I had a rough week of not being able to do or say anything right 1) in Zoom meetings 2) in general. People sometimes disappear in Zoom if someone is screen sharing, and it's getting harder and harder for me to connect, engage in true communication, and feel like myself. Also, it's so very cold outside, and I'd rather sit on the couch reading books, wrapped up in a soft blue fleece blanket, than do anything else. 

Today I gave in to the couch, and that produced 4 poem drafts, a healing calm, and restored my sense of who I really am. Sigh... It helped this past week to call up some friends up spontaneously on the phone. Thank you, friends! It's been almost a year of isolation, and maybe I hadn't felt it as intensely till now. I know I've had it easier than many, as a shy person and an introvert and someone with a safe, masked, part-time job. Feeling for all the rest of you, you can be sure.

This week I read things with blue dustjackets and/or circular patterns in them. One was a play--3 women trading conversations à la ronde. One was The Midnight Library, by Matt Haig, where one must choose among one's parallel lives in the multiverse. One was Faithful, by Alice Hoffman, in which a woman punishes herself, needing to heal and be forgiven. I was feeling like that. It helped to write some little poems, to send some poems out, to have a few taken.


One was The Beginning of Spring, by Penelope Fitzgerald, a writer I like because of her writing and because she was a late bloomer, and a title I like, because of the hope in it. Sigh... The cover of the paperback, though, had snow. It takes place in Russia, like all the Russian stories in A Swim in a Pond in the Rain, by George Saunders, which I had just finished. The Beginning of Spring had a circular structure. I did indeed read all these books at exactly the right time. And now I am reading the Collected Stories of Shirley Hazzard, who calms with the clarity of her style, her subtle humor, her precise observations. Its dust-jacket of coral and gray calms me, as does her sense of nonlinear time: "she couldn't be sure that she was not recollecting something in the future." This has happened to me.

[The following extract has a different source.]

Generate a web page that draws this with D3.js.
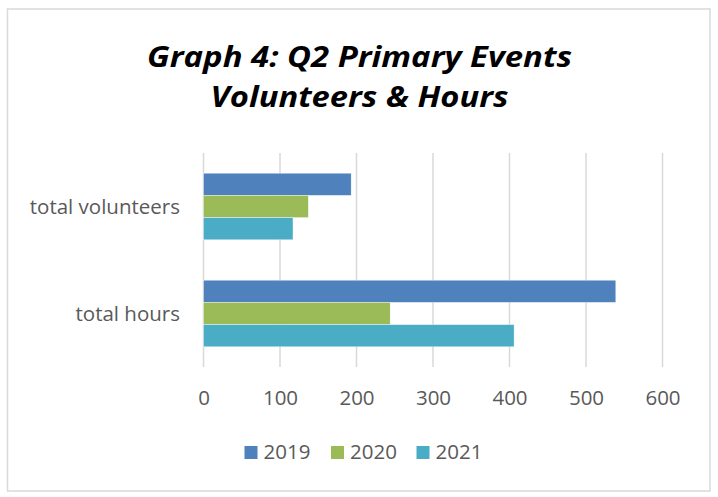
<!DOCTYPE html>
<html>
<head>
<meta charset="utf-8">
<script src="https://cdn.jsdelivr.net/npm/d3@7"></script>
<style>
  body { margin: 0; background: #fff; }
  svg { display: block; }
  text { font-family: "Open Sans", "Liberation Sans", sans-serif; }
</style>
</head>
<body>
<svg id="chart"></svg>
<script>
const WIDTH = 718;
const HEIGHT = 497;

// chart data
const categories = ["total volunteers", "total hours"];
const years = ["2019", "2020", "2021"];
const values2019 = [193, 539];
const values2020 = [137, 244];
const values2021 = [117, 406];
const xTicks = [0, 100, 200, 300, 400, 500, 600];
const titleLines = ["Graph 4: Q2 Primary Events", "Volunteers & Hours"];

const seriesValues = [values2019, values2020, values2021];
const colors = ["#4F81BD", "#9BBB59", "#4BACC6"];

const svg = d3.select("#chart")
    .attr("width", WIDTH)
    .attr("height", HEIGHT);

svg.append("rect")
    .attr("width", WIDTH).attr("height", HEIGHT)
    .attr("fill", "#fff");

// outer border
svg.append("rect")
    .attr("x", 7.5).attr("y", 9)
    .attr("width", 702.5).attr("height", 482)
    .attr("fill", "none")
    .attr("stroke", "#d9d9d9")
    .attr("stroke-width", 1.5);

// title
const titleWidths = [425, 298];
svg.append("g").selectAll("text")
    .data(titleLines)
    .join("text")
    .attr("x", 359.5)
    .attr("y", (d, i) => 66.5 + i * 40)
    .attr("text-anchor", "middle")
    .attr("font-size", 29)
    .attr("font-weight", "bold")
    .attr("font-style", "italic")
    .attr("fill", "#000")
    .attr("textLength", (d, i) => titleWidths[i])
    .attr("lengthAdjust", "spacingAndGlyphs")
    .text(d => d);

const margin = { left: 203.5, right: 718 - 662.5, top: 153, bottom: 497 - 367 };

const x = d3.scaleLinear()
    .domain([0, 600])
    .range([margin.left, WIDTH - margin.right]);

const y = d3.scaleBand()
    .domain(categories)
    .range([margin.top, HEIGHT - margin.bottom])
    .paddingInner(0.377)
    .paddingOuter(0.377 / 2);

const ySub = d3.scaleBand()
    .domain(years)
    .range([0, y.bandwidth()]);

// gridlines
svg.append("g")
    .selectAll("line")
    .data(xTicks)
    .join("line")
    .attr("x1", d => x(d)).attr("x2", d => x(d))
    .attr("y1", margin.top).attr("y2", HEIGHT - margin.bottom)
    .attr("stroke", "#d9d9d9")
    .attr("stroke-width", 1.5);

// bars
const groups = svg.append("g")
    .selectAll("g")
    .data(categories)
    .join("g")
    .attr("transform", d => `translate(0,${y(d)})`);

groups.selectAll("rect")
    .data((c, ci) => years.map((yr, si) => ({ year: yr, value: seriesValues[si][ci], color: colors[si] })))
    .join("rect")
    .attr("x", x(0))
    .attr("y", d => ySub(d.year))
    .attr("width", d => x(d.value) - x(0))
    .attr("height", ySub.bandwidth())
    .attr("fill", d => d.color)
    .attr("stroke", "#fff")
    .attr("stroke-width", 0.4);

// category labels
svg.append("g")
    .selectAll("text")
    .data(categories)
    .join("text")
    .attr("x", 180)
    .attr("y", d => y(d) + y.bandwidth() / 2 + 7)
    .attr("text-anchor", "end")
    .attr("font-size", 20.5)
    .attr("fill", "#595959")
    .text(d => d);

// x axis labels
const xAxis = d3.axisBottom(x)
    .tickValues(xTicks)
    .tickSize(0)
    .tickPadding(0);

const axisG = svg.append("g")
    .attr("transform", `translate(0,${HEIGHT - margin.bottom})`)
    .call(xAxis);
axisG.select(".domain").remove();
axisG.selectAll("text")
    .attr("dy", null)
    .attr("y", 38)
    .attr("font-size", 20.5)
    .attr("font-family", "\"Open Sans\", sans-serif")
    .attr("fill", "#595959");

// legend
const legendX = [244.5, 331, 416.5];
const legend = svg.append("g")
    .selectAll("g")
    .data(years)
    .join("g")
    .attr("transform", (d, i) => `translate(${legendX[i]},446)`);

legend.append("rect")
    .attr("width", 13).attr("height", 13)
    .attr("fill", (d, i) => colors[i]);

legend.append("text")
    .attr("x", 19)
    .attr("y", 13)
    .attr("font-size", 20.5)
    .attr("fill", "#595959")
    .text(d => d);
</script>
</body>
</html>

Wednesday, February 3, 2021

Sunshine, Lollipops...Sigh

I had a Cranky Doodle Day this week, which is pretty rare for me (Buddhism, yoga, deep breathing), connected to an awkward Zoom meeting and (mostly*) undone by a pleasant Zoom meeting the next day, with a wise and charming person, plus steady, productive work, which cures a lot of things for me. Along with reading.

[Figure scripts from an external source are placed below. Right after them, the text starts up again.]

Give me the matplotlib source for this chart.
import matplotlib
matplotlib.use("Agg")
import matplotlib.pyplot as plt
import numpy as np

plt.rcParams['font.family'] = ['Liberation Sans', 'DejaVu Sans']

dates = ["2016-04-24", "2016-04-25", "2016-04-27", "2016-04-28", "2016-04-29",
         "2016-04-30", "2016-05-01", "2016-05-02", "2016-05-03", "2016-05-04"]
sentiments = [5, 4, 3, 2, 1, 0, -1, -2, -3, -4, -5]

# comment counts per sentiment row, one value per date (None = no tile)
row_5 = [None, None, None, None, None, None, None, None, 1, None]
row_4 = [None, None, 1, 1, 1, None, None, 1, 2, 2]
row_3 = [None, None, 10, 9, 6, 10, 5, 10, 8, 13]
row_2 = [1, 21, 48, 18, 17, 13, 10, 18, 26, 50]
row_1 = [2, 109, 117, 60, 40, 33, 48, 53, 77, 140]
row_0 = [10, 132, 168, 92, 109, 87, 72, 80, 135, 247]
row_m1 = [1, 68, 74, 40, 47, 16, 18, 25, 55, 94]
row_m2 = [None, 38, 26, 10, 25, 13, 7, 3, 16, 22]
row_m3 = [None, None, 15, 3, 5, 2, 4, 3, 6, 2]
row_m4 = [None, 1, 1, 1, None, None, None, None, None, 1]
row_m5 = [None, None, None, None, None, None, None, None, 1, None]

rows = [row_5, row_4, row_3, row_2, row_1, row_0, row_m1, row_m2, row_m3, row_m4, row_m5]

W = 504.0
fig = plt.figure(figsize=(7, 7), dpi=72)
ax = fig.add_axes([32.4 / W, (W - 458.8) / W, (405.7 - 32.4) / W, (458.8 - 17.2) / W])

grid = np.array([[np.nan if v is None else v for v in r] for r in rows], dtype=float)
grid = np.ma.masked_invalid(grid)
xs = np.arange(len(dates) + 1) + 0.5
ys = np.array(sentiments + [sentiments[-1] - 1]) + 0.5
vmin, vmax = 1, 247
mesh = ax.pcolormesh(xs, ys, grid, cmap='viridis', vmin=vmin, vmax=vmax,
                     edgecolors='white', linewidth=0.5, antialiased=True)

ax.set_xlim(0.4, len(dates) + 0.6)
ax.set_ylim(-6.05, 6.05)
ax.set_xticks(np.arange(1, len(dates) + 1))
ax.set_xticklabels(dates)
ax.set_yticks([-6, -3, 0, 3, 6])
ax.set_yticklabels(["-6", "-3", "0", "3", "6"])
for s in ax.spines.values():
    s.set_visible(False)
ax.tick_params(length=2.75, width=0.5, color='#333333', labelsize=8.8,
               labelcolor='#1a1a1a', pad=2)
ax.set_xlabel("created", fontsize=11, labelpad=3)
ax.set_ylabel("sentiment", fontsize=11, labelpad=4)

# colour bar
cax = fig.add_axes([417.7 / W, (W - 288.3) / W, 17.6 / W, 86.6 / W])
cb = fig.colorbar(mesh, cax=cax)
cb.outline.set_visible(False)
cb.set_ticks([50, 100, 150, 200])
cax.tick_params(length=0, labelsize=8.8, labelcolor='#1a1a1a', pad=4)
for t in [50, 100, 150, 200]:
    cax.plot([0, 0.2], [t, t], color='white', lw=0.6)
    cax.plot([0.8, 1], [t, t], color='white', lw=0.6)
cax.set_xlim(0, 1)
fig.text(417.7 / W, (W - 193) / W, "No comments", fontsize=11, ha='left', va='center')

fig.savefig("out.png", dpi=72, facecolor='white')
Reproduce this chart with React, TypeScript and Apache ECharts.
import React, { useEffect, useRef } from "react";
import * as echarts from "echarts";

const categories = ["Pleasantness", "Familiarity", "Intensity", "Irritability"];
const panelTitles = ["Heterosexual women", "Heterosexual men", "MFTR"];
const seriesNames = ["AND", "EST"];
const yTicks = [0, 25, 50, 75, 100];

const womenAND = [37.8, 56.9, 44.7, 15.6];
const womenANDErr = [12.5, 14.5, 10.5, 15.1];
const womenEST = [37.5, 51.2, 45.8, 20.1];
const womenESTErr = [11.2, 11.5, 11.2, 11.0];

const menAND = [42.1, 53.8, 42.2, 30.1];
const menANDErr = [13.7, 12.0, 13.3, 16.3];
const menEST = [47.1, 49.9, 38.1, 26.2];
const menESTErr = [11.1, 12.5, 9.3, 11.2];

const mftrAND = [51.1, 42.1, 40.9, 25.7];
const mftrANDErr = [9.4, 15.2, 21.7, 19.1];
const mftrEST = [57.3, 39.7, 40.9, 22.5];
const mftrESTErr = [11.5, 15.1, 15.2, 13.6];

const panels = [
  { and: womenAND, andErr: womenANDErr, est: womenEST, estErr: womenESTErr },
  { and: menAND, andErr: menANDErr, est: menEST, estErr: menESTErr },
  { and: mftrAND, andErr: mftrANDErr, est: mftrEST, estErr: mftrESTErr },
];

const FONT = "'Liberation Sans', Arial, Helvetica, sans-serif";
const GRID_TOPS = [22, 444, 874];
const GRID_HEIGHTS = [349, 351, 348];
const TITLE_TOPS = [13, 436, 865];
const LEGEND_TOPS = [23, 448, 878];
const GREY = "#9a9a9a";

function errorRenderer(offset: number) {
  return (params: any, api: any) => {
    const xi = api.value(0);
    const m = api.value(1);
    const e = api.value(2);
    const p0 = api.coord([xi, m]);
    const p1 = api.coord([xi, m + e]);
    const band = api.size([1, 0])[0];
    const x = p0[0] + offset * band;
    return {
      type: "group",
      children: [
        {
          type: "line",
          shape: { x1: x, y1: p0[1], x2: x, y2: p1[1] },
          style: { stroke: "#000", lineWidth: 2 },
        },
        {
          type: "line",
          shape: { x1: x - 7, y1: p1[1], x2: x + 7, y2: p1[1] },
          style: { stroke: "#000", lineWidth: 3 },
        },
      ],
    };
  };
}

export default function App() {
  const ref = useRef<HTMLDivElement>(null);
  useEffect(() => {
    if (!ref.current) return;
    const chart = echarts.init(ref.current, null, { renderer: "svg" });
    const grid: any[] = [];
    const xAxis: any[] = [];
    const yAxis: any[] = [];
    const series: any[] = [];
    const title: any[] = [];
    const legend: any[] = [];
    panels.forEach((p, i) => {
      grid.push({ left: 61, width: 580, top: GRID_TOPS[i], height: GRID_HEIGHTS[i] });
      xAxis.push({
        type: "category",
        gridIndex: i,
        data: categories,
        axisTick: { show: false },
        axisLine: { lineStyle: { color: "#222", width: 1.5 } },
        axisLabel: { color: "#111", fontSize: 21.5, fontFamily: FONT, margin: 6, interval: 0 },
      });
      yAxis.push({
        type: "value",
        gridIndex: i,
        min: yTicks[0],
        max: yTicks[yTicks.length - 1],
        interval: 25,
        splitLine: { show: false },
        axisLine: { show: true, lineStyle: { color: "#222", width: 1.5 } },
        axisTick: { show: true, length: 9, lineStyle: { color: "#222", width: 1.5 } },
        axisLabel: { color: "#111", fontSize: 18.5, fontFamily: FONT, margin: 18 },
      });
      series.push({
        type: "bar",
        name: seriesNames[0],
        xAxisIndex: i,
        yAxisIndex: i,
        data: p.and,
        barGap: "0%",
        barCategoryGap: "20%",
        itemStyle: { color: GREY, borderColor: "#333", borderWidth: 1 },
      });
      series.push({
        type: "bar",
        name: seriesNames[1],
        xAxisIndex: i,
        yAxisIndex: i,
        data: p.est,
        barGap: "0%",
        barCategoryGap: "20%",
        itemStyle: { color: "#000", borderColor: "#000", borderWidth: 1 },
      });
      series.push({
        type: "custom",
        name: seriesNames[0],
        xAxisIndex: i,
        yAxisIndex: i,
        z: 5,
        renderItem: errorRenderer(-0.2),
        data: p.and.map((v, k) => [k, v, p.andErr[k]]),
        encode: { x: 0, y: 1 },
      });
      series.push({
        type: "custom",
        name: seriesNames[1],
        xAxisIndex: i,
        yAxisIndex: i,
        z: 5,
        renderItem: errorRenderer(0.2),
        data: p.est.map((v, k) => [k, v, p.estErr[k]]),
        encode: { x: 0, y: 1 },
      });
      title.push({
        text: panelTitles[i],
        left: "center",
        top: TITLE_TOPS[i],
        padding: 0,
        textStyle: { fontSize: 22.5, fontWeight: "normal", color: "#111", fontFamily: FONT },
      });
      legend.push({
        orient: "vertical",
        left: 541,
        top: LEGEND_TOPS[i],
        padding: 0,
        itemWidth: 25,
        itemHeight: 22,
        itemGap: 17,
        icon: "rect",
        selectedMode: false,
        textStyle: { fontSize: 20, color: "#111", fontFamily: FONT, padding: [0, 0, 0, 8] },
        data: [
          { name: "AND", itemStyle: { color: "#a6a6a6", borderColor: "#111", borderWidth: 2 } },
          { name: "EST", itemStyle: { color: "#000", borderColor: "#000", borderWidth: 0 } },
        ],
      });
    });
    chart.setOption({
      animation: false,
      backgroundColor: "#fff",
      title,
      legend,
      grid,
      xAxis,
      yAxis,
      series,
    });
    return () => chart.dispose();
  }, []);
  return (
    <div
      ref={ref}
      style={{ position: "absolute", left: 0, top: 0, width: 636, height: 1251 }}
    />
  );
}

*I say “mostly” because evidently I am writing about it here in connection to crankiness, so its effects may be lingering still. 

In the meantime, I was so happy with myself for starting the year off right, and getting three submissions out in January, the last right on January 31. That submission was rejected two days letter with a cheerful suggestion that I subscribe via discount. There was a brief moment then, too, of laugh-out-loud-crankiness-slash-recognition, as I said to myself, “Oh, yeah! That’s why I stopped submitting to that journal!” 


Auugghh. I actually write notes to myself in my non-Excel recordkeeping system, “Do not submit here again” or “NEVER submit here again,” and, sadly, I don’t always heed my own advice, or I forget, after I have moved those notes to the archived recordkeeping files. Anyhoo…! 

But, on February 1, I doggedly resumed my chalkboard poem a day on Facebook. Oops, I just realized I forgot the Instagram simulcast….OK, done. Double sigh… 

Today’s poem was drafted yesterday evening, as it happened, and revised this morning, before posting: 

February 3, 2021 

Yesterday evening   

briefly, in the shift of light,
      I was gone,
nameless, part of the night
     now fallen. 

I’ve been reading Russian short stories in the book by George Saunders, A Swim in the Pond in the Rain. The stories and his commentary make me want to stop everything and write fiction again. (I did a little of that, longhand in a journal.) As it says in the poem above, I did feel nameless, gone, at one with the universe, at dusk, and I sense that at times in the Russians. My husband feels at-one-ment much of the time. In a comic version of all this, I forgot who I was in an email, when someone referred to “Kathy,” and I thought she meant me, but, to her, I am only “Kathleen.” We got it sorted out. 

It’s been very sunny here lately, but a deep, deep cold is coming soon. Thanks, Groundhog.